Aim ▸
Make an exact copy of the data below, leaving out every picture.

Data shown ▸
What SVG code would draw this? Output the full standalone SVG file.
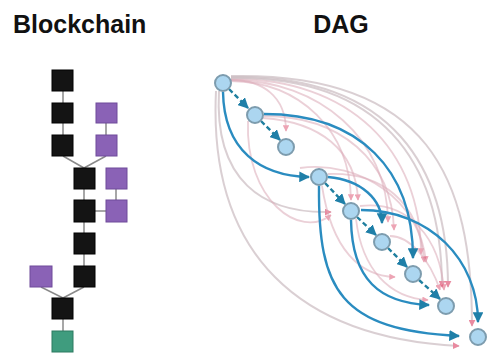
<svg xmlns="http://www.w3.org/2000/svg" width="490" height="358" viewBox="0 0 490 358">
<style>
.title{font-family:"Liberation Sans",Arial,sans-serif;font-weight:bold;font-size:25px;fill:#111}
.blk{fill:#141414;stroke:#000;stroke-width:1}
.pur{fill:#8a62b6;stroke:#6f4b9a;stroke-width:1}
.grn{fill:#3f9c7e;stroke:#2d7a60;stroke-width:1}
.bl{stroke:#8a8a8a;stroke-width:1.5;fill:none}
.node{fill:#acd6f0;stroke:#7d9cae;stroke-width:2}
.blue{fill:none;stroke:#2a8cc0;stroke-width:2.4;marker-end:url(#ab)}
.short{fill:none;stroke:#1f7f9f;stroke-width:2.4;stroke-dasharray:5 3;marker-end:url(#ab)}
.pink{fill:none;stroke:#dcaab8;stroke-width:1.8;opacity:0.55;marker-end:url(#ap)}
.gray{fill:none;stroke:#cbbcc1;stroke-width:2;opacity:0.7;marker-end:url(#ap)}
</style>
<defs>
<marker id="ab" viewBox="0 0 10 10" refX="9" refY="5" markerWidth="4.5" markerHeight="4.5" orient="auto" markerUnits="strokeWidth">
<path d="M0,0 L10,5 L0,10 Z" fill="#1f7fa8"/>
</marker>
<marker id="ap" viewBox="0 0 10 10" refX="9" refY="5" markerWidth="3.5" markerHeight="3.5" orient="auto" markerUnits="strokeWidth">
<path d="M0,0 L10,5 L0,10 Z" fill="#e05a78"/>
</marker>
</defs>
<rect width="490" height="358" fill="#fff"/>
<text class="title" x="13" y="33">Blockchain</text>
<text class="title" x="341" y="33" text-anchor="middle">DAG</text>

<g id="blockchain-links">
<line class="bl" x1="63" y1="91" x2="63" y2="103"/>
<line class="bl" x1="63" y1="123" x2="63" y2="135"/>
<line class="bl" x1="106" y1="123" x2="106" y2="135"/>
<line class="bl" x1="63" y1="156" x2="84" y2="168"/>
<line class="bl" x1="106" y1="156" x2="84" y2="168"/>
<line class="bl" x1="84" y1="189" x2="84" y2="200"/>
<line class="bl" x1="116" y1="189" x2="116" y2="200"/>
<line class="bl" x1="95" y1="211" x2="106" y2="211"/>
<line class="bl" x1="84" y1="222" x2="84" y2="233"/>
<line class="bl" x1="84" y1="254" x2="84" y2="266"/>
<line class="bl" x1="84" y1="287" x2="63" y2="298"/>
<line class="bl" x1="41" y1="287" x2="63" y2="298"/>
<line class="bl" x1="63" y1="319" x2="63" y2="331"/>
</g>
<g id="b1"><rect class="blk" x="52" y="70" width="21" height="21"/></g>
<g id="b2"><rect class="blk" x="52" y="103" width="21" height="20"/></g>
<g id="b3"><rect class="blk" x="52" y="135" width="21" height="21"/></g>
<g id="p1"><rect class="pur" x="96" y="103" width="21" height="20"/></g>
<g id="p2"><rect class="pur" x="96" y="135" width="21" height="21"/></g>
<g id="b4"><rect class="blk" x="74" y="168" width="21" height="21"/></g>
<g id="p3"><rect class="pur" x="106" y="168" width="21" height="21"/></g>
<g id="b5"><rect class="blk" x="74" y="200" width="21" height="22"/></g>
<g id="p4"><rect class="pur" x="106" y="200" width="21" height="22"/></g>
<g id="b6"><rect class="blk" x="74" y="233" width="21" height="21"/></g>
<g id="b7"><rect class="blk" x="74" y="266" width="21" height="21"/></g>
<g id="p5"><rect class="pur" x="30" y="266" width="22" height="21"/></g>
<g id="b8"><rect class="blk" x="52" y="298" width="21" height="21"/></g>
<g id="g1"><rect class="grn" x="52" y="331" width="21" height="21"/></g>

<g id="dag-connectors">
<path class="pink" d="M231,80 C 262,80 286,96 286,131"/>
<path class="pink" d="M231,81 C 300,82 350,130 351,200"/>
<path class="pink" d="M231,80 C 320,80 388,140 388,222"/>
<path class="pink" d="M231,79 C 350,78 421,150 421,254"/>
<path class="gray" d="M231,78 C 380,76 442,160 442,287"/>
<path class="gray" d="M231,77 C 395,74 448,170 448,287"/>
<path class="gray" d="M231,76 C 430,72 472,180 472,326"/>
<path class="pink" d="M263,118 C 320,122 356,150 358,200"/>
<path class="pink" d="M264,116 C 340,116 392,160 394,230"/>
<path class="gray" d="M219,91 C 214,180 262,214 331,212"/>
<path class="gray" d="M216,91 C 208,255 300,338 459,346"/>
<path class="pink" d="M248,121 C 245,200 300,240 331,215"/>
<path class="pink" d="M322,186 C 332,250 360,276 395,277"/>
<path class="pink" d="M328,174 C 380,172 420,200 424,262"/>
<path class="pink" d="M356,219 C 362,270 390,298 428,300"/>
<path class="pink" d="M360,206 C 410,200 440,240 444,290"/>
<path class="pink" d="M300,168 C 360,160 420,200 426,262"/>
<path class="pink" d="M390,236 C 410,236 430,260 440,290"/>
<path class="short" d="M229,89 L 248,108"/>
<path class="short" d="M261,121 L 280,140"/>
<path class="short" d="M325,183 L 345,204"/>
<path class="short" d="M357,217 L 376,235"/>
<path class="short" d="M388,248 L 407,267"/>
<path class="short" d="M419,280 L 440,299"/>
<path class="blue" d="M223,92 C 224,150 260,176 309,177"/>
<path class="blue" d="M264,114 C 360,114 413,170 413,258"/>
<path class="blue" d="M328,177 C 362,180 382,200 382,223"/>
<path class="blue" d="M319,186 C 318,290 340,330 459,336"/>
<path class="blue" d="M351,220 C 352,280 380,303 429,305"/>
<path class="blue" d="M361,210 C 430,210 478,260 478,322"/>
</g>

<g id="n1"><circle class="node" cx="223" cy="83" r="8"/></g>
<g id="n2"><circle class="node" cx="255" cy="115" r="8"/></g>
<g id="n3"><circle class="node" cx="286" cy="147" r="8"/></g>
<g id="n4"><circle class="node" cx="319" cy="177" r="8"/></g>
<g id="n5"><circle class="node" cx="351" cy="211" r="8"/></g>
<g id="n6"><circle class="node" cx="382" cy="242" r="8"/></g>
<g id="n7"><circle class="node" cx="413" cy="274" r="8"/></g>
<g id="n8"><circle class="node" cx="446" cy="306" r="8"/></g>
<g id="n9"><circle class="node" cx="478" cy="337" r="8"/></g>
</svg>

Exercise answer ▸
What SVG code would draw this? Output the full standalone SVG file.
<svg xmlns="http://www.w3.org/2000/svg" width="490" height="358" viewBox="0 0 490 358">
<style>
.title{font-family:"Liberation Sans",Arial,sans-serif;font-weight:bold;font-size:25px;fill:#111}
.blk{fill:#141414;stroke:#000;stroke-width:1}
.pur{fill:#8a62b6;stroke:#6f4b9a;stroke-width:1}
.grn{fill:#3f9c7e;stroke:#2d7a60;stroke-width:1}
.bl{stroke:#8a8a8a;stroke-width:1.5;fill:none}
.node{fill:#acd6f0;stroke:#7d9cae;stroke-width:2}
.blue{fill:none;stroke:#2a8cc0;stroke-width:2.4;marker-end:url(#ab)}
.short{fill:none;stroke:#1f7f9f;stroke-width:2.4;stroke-dasharray:5 3;marker-end:url(#ab)}
.pink{fill:none;stroke:#dcaab8;stroke-width:1.8;opacity:0.55;marker-end:url(#ap)}
.gray{fill:none;stroke:#cbbcc1;stroke-width:2;opacity:0.7;marker-end:url(#ap)}
</style>
<defs>
<marker id="ab" viewBox="0 0 10 10" refX="9" refY="5" markerWidth="4.5" markerHeight="4.5" orient="auto" markerUnits="strokeWidth">
<path d="M0,0 L10,5 L0,10 Z" fill="#1f7fa8"/>
</marker>
<marker id="ap" viewBox="0 0 10 10" refX="9" refY="5" markerWidth="3.5" markerHeight="3.5" orient="auto" markerUnits="strokeWidth">
<path d="M0,0 L10,5 L0,10 Z" fill="#e05a78"/>
</marker>
</defs>
<rect width="490" height="358" fill="#fff"/>
<text class="title" x="13" y="33">Blockchain</text>
<text class="title" x="341" y="33" text-anchor="middle">DAG</text>

<g id="blockchain-links">
<line class="bl" x1="63" y1="91" x2="63" y2="103"/>
<line class="bl" x1="63" y1="123" x2="63" y2="135"/>
<line class="bl" x1="106" y1="123" x2="106" y2="135"/>
<line class="bl" x1="63" y1="156" x2="84" y2="168"/>
<line class="bl" x1="106" y1="156" x2="84" y2="168"/>
<line class="bl" x1="84" y1="189" x2="84" y2="200"/>
<line class="bl" x1="116" y1="189" x2="116" y2="200"/>
<line class="bl" x1="95" y1="211" x2="106" y2="211"/>
<line class="bl" x1="84" y1="222" x2="84" y2="233"/>
<line class="bl" x1="84" y1="254" x2="84" y2="266"/>
<line class="bl" x1="84" y1="287" x2="63" y2="298"/>
<line class="bl" x1="41" y1="287" x2="63" y2="298"/>
<line class="bl" x1="63" y1="319" x2="63" y2="331"/>
</g>
<g id="b1"><rect class="blk" x="52" y="70" width="21" height="21"/></g>
<g id="b2"><rect class="blk" x="52" y="103" width="21" height="20"/></g>
<g id="b3"><rect class="blk" x="52" y="135" width="21" height="21"/></g>
<g id="p1"><rect class="pur" x="96" y="103" width="21" height="20"/></g>
<g id="p2"><rect class="pur" x="96" y="135" width="21" height="21"/></g>
<g id="b4"><rect class="blk" x="74" y="168" width="21" height="21"/></g>
<g id="p3"><rect class="pur" x="106" y="168" width="21" height="21"/></g>
<g id="b5"><rect class="blk" x="74" y="200" width="21" height="22"/></g>
<g id="p4"><rect class="pur" x="106" y="200" width="21" height="22"/></g>
<g id="b6"><rect class="blk" x="74" y="233" width="21" height="21"/></g>
<g id="b7"><rect class="blk" x="74" y="266" width="21" height="21"/></g>
<g id="p5"><rect class="pur" x="30" y="266" width="22" height="21"/></g>
<g id="b8"><rect class="blk" x="52" y="298" width="21" height="21"/></g>
<g id="g1"><rect class="grn" x="52" y="331" width="21" height="21"/></g>

<g id="dag-connectors">
<path class="pink" d="M231,80 C 262,80 286,96 286,131"/>
<path class="pink" d="M231,81 C 300,82 350,130 351,200"/>
<path class="pink" d="M231,80 C 320,80 388,140 388,222"/>
<path class="pink" d="M231,79 C 350,78 421,150 421,254"/>
<path class="gray" d="M231,78 C 380,76 442,160 442,287"/>
<path class="gray" d="M231,77 C 395,74 448,170 448,287"/>
<path class="gray" d="M231,76 C 430,72 472,180 472,326"/>
<path class="pink" d="M263,118 C 320,122 356,150 358,200"/>
<path class="pink" d="M264,116 C 340,116 392,160 394,230"/>
<path class="gray" d="M219,91 C 214,180 262,214 331,212"/>
<path class="gray" d="M216,91 C 208,255 300,338 459,346"/>
<path class="pink" d="M248,121 C 245,200 300,240 331,215"/>
<path class="pink" d="M322,186 C 332,250 360,276 395,277"/>
<path class="pink" d="M328,174 C 380,172 420,200 424,262"/>
<path class="pink" d="M356,219 C 362,270 390,298 428,300"/>
<path class="pink" d="M360,206 C 410,200 440,240 444,290"/>
<path class="pink" d="M300,168 C 360,160 420,200 426,262"/>
<path class="pink" d="M390,236 C 410,236 430,260 440,290"/>
<path class="short" d="M229,89 L 248,108"/>
<path class="short" d="M261,121 L 280,140"/>
<path class="short" d="M325,183 L 345,204"/>
<path class="short" d="M357,217 L 376,235"/>
<path class="short" d="M388,248 L 407,267"/>
<path class="short" d="M419,280 L 440,299"/>
<path class="blue" d="M223,92 C 224,150 260,176 309,177"/>
<path class="blue" d="M264,114 C 360,114 413,170 413,258"/>
<path class="blue" d="M328,177 C 362,180 382,200 382,223"/>
<path class="blue" d="M319,186 C 318,290 340,330 459,336"/>
<path class="blue" d="M351,220 C 352,280 380,303 429,305"/>
<path class="blue" d="M361,210 C 430,210 478,260 478,322"/>
</g>

<g id="n1"><circle class="node" cx="223" cy="83" r="8"/></g>
<g id="n2"><circle class="node" cx="255" cy="115" r="8"/></g>
<g id="n3"><circle class="node" cx="286" cy="147" r="8"/></g>
<g id="n4"><circle class="node" cx="319" cy="177" r="8"/></g>
<g id="n5"><circle class="node" cx="351" cy="211" r="8"/></g>
<g id="n6"><circle class="node" cx="382" cy="242" r="8"/></g>
<g id="n7"><circle class="node" cx="413" cy="274" r="8"/></g>
<g id="n8"><circle class="node" cx="446" cy="306" r="8"/></g>
<g id="n9"><circle class="node" cx="478" cy="337" r="8"/></g>
</svg>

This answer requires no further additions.